■ **EXERCISE PROMPT**
Would you transcribe the listing that follows, character for character, and omit its images?

----

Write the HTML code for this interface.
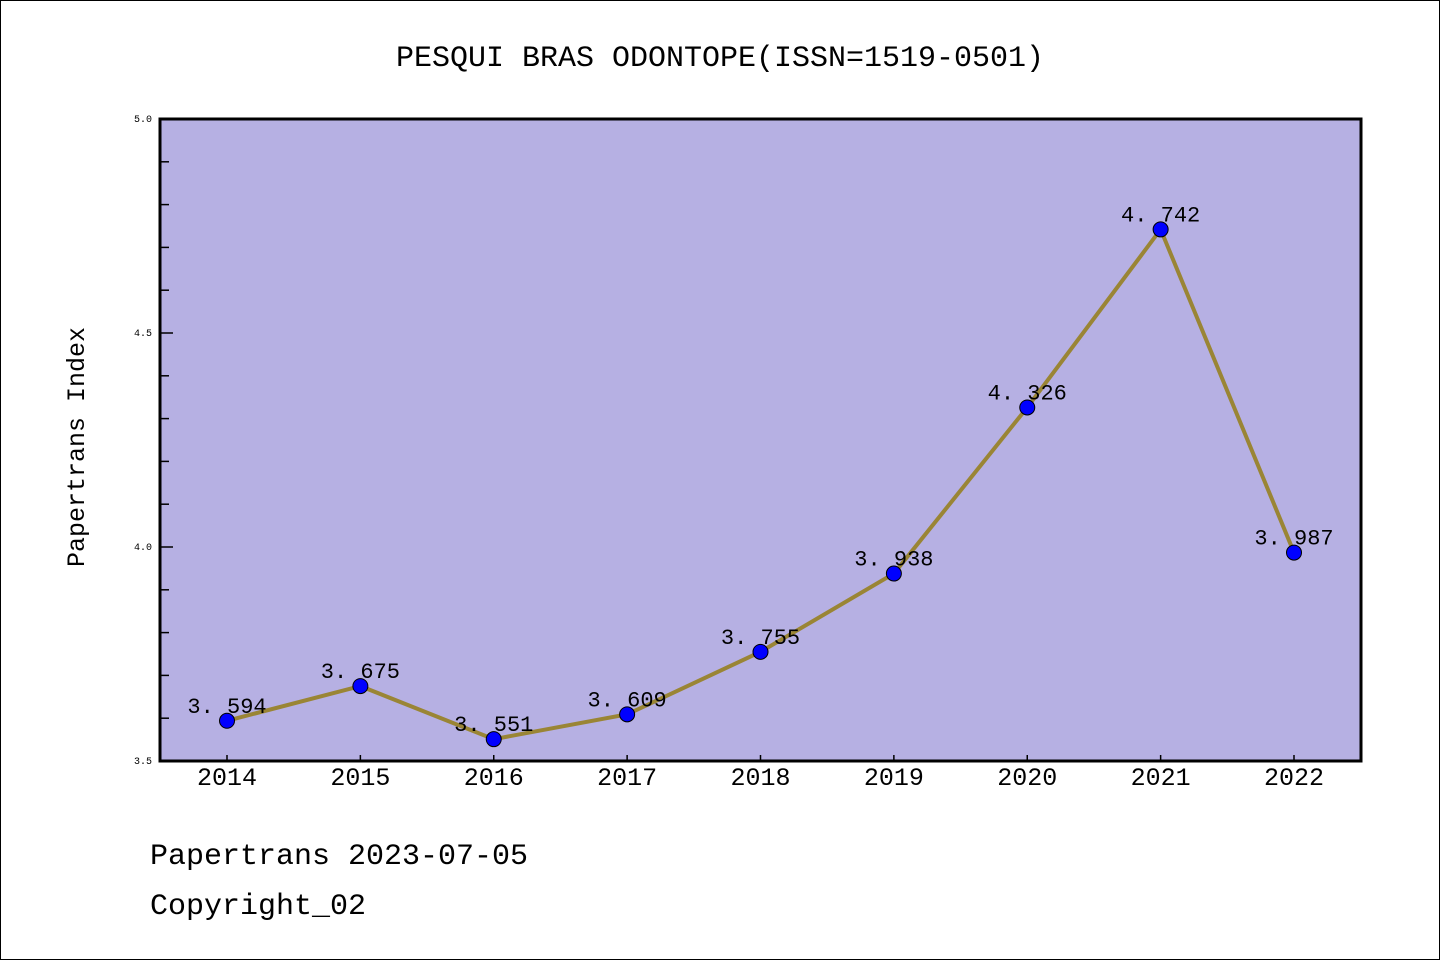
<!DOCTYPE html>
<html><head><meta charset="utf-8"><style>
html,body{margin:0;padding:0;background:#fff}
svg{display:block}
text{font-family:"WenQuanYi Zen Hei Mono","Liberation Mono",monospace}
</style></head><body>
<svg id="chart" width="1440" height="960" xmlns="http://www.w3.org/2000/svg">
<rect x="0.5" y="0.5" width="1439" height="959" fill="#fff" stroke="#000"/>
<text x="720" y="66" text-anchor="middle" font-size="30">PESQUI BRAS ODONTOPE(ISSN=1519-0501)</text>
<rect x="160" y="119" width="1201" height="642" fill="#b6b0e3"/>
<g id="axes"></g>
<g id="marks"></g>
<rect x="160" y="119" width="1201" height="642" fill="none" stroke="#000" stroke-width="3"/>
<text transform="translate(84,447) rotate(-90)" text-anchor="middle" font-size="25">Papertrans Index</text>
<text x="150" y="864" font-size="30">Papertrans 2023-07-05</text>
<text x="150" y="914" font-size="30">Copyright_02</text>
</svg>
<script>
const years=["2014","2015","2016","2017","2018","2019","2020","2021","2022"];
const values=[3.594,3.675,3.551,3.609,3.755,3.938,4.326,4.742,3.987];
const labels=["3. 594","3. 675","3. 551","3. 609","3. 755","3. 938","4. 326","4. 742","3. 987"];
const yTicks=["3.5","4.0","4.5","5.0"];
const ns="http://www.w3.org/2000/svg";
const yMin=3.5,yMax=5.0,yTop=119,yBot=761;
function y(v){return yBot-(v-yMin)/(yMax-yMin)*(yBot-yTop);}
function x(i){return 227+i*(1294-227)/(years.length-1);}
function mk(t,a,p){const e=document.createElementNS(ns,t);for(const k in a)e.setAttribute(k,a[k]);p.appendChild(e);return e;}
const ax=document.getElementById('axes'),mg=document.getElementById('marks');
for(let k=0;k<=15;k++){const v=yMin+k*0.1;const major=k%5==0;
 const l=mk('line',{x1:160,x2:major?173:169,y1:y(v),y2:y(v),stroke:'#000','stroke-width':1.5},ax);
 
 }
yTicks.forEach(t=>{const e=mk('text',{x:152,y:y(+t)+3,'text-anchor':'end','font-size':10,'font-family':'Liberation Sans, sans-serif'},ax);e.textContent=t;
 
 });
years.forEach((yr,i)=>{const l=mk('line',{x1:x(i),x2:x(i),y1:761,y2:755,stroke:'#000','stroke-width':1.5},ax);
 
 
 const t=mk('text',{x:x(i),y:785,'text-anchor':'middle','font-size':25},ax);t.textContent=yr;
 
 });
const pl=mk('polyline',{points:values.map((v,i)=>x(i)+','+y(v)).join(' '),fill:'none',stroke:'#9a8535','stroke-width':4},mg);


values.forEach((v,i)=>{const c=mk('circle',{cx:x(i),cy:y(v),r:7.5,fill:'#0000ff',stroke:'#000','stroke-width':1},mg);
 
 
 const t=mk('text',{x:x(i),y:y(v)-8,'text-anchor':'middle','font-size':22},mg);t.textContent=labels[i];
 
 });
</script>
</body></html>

----

■ **CORRECT RESPONSE**
Write the HTML code for this interface.
<!DOCTYPE html>
<html><head><meta charset="utf-8"><style>
html,body{margin:0;padding:0;background:#fff}
svg{display:block}
text{font-family:"WenQuanYi Zen Hei Mono","Liberation Mono",monospace}
</style></head><body>
<svg id="chart" width="1440" height="960" xmlns="http://www.w3.org/2000/svg">
<rect x="0.5" y="0.5" width="1439" height="959" fill="#fff" stroke="#000"/>
<text x="720" y="66" text-anchor="middle" font-size="30">PESQUI BRAS ODONTOPE(ISSN=1519-0501)</text>
<rect x="160" y="119" width="1201" height="642" fill="#b6b0e3"/>
<g id="axes"></g>
<g id="marks"></g>
<rect x="160" y="119" width="1201" height="642" fill="none" stroke="#000" stroke-width="3"/>
<text transform="translate(84,447) rotate(-90)" text-anchor="middle" font-size="25">Papertrans Index</text>
<text x="150" y="864" font-size="30">Papertrans 2023-07-05</text>
<text x="150" y="914" font-size="30">Copyright_02</text>
</svg>
<script>
const years=["2014","2015","2016","2017","2018","2019","2020","2021","2022"];
const values=[3.594,3.675,3.551,3.609,3.755,3.938,4.326,4.742,3.987];
const labels=["3. 594","3. 675","3. 551","3. 609","3. 755","3. 938","4. 326","4. 742","3. 987"];
const yTicks=["3.5","4.0","4.5","5.0"];
const ns="http://www.w3.org/2000/svg";
const yMin=3.5,yMax=5.0,yTop=119,yBot=761;
function y(v){return yBot-(v-yMin)/(yMax-yMin)*(yBot-yTop);}
function x(i){return 227+i*(1294-227)/(years.length-1);}
function mk(t,a,p){const e=document.createElementNS(ns,t);for(const k in a)e.setAttribute(k,a[k]);p.appendChild(e);return e;}
const ax=document.getElementById('axes'),mg=document.getElementById('marks');
for(let k=0;k<=15;k++){const v=yMin+k*0.1;const major=k%5==0;
 const l=mk('line',{x1:160,x2:major?173:169,y1:y(v),y2:y(v),stroke:'#000','stroke-width':1.5},ax);
 
 }
yTicks.forEach(t=>{const e=mk('text',{x:152,y:y(+t)+3,'text-anchor':'end','font-size':10,'font-family':'Liberation Sans, sans-serif'},ax);e.textContent=t;
 
 });
years.forEach((yr,i)=>{const l=mk('line',{x1:x(i),x2:x(i),y1:761,y2:755,stroke:'#000','stroke-width':1.5},ax);
 
 
 const t=mk('text',{x:x(i),y:785,'text-anchor':'middle','font-size':25},ax);t.textContent=yr;
 
 });
const pl=mk('polyline',{points:values.map((v,i)=>x(i)+','+y(v)).join(' '),fill:'none',stroke:'#9a8535','stroke-width':4},mg);


values.forEach((v,i)=>{const c=mk('circle',{cx:x(i),cy:y(v),r:7.5,fill:'#0000ff',stroke:'#000','stroke-width':1},mg);
 
 
 const t=mk('text',{x:x(i),y:y(v)-8,'text-anchor':'middle','font-size':22},mg);t.textContent=labels[i];
 
 });
</script>
</body></html>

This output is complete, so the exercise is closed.